A Mn single atom catalyst with Mn-N2O2 sites integrated into carbon nanosheets for efficient electrocatalytic CO2 reduction

The electrocatalytic reduction of CO2 using electricity produced from renewable resources is a strategy for achieving CO2 emission reduction and sustainable energy development. Further, the reaction has a large number of industrial practical applications, since CO2 can be converted to fuels via downstream chemical processing of the CO product. Herein, we successfully synthesized a low Mn-content single-atom catalyst (SAC) with Mn-N2O2 sites, covalently integrated into carbon nanosheets (Mn-NO/CNs) using a one-pot synthesis method. The Mn-NO/CN catalyst displays efficient electrocatalytic performance for the CO2 reduction reaction (CO2RR). Using an H-type electrolytic cell, the maximum CO Faraday efficiency (FE) at -0.460 V (V vs.

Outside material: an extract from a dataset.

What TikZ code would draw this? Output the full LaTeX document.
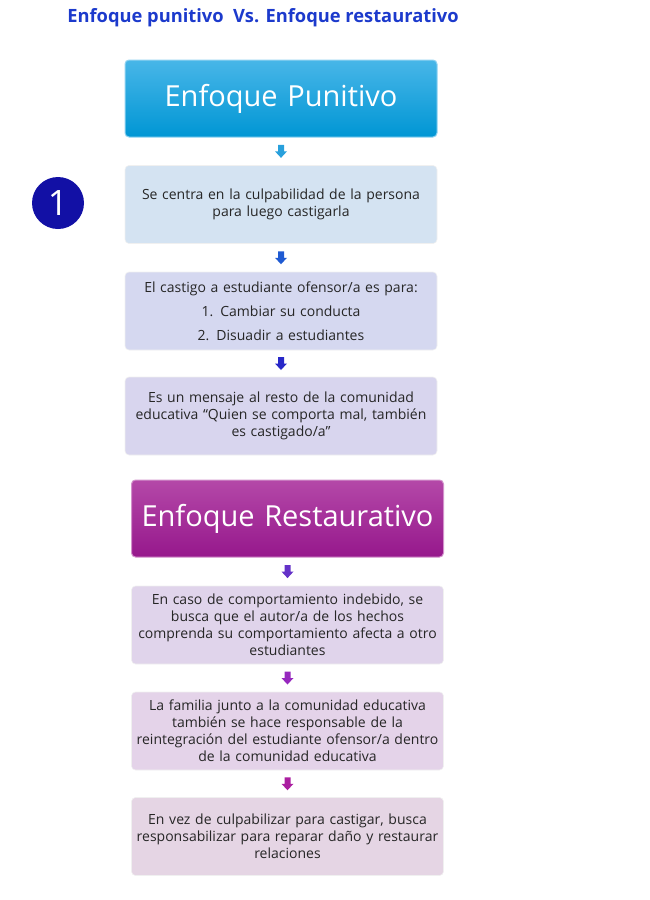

RHE) reaches 96.0% in 0.5 M KHCO3 electrolyte. In the flow cell measurements, Mn-NO/CNs exhibits a current density of 28 mA cm(-2) at a very low potential of -0.425 V (V vs. RHE) for the CO2RR with 1.0 M KOH as the mobile phase. The FECO remains above 80% even after 70 h, demonstrating the excellent durability of the catalyst even at a very low potential. The X-ray absorption spectra (XAS) and DFT calculations show that the Mn-N2O2 site is the active catalytic center, which facilitates the adsorption of CO2 and significantly lowers the free energy barrier leading to the formation of the critical intermediate *COOH. The presence of dual N and O coordinated to the single atom metal sites embedded in the 2D carbon nanosheet significantly improves catalytic activity for the reduction of CO2. Therefore, the catalytic performance of the single atom metal catalyst can be enhanced by adjusting the coordination environment.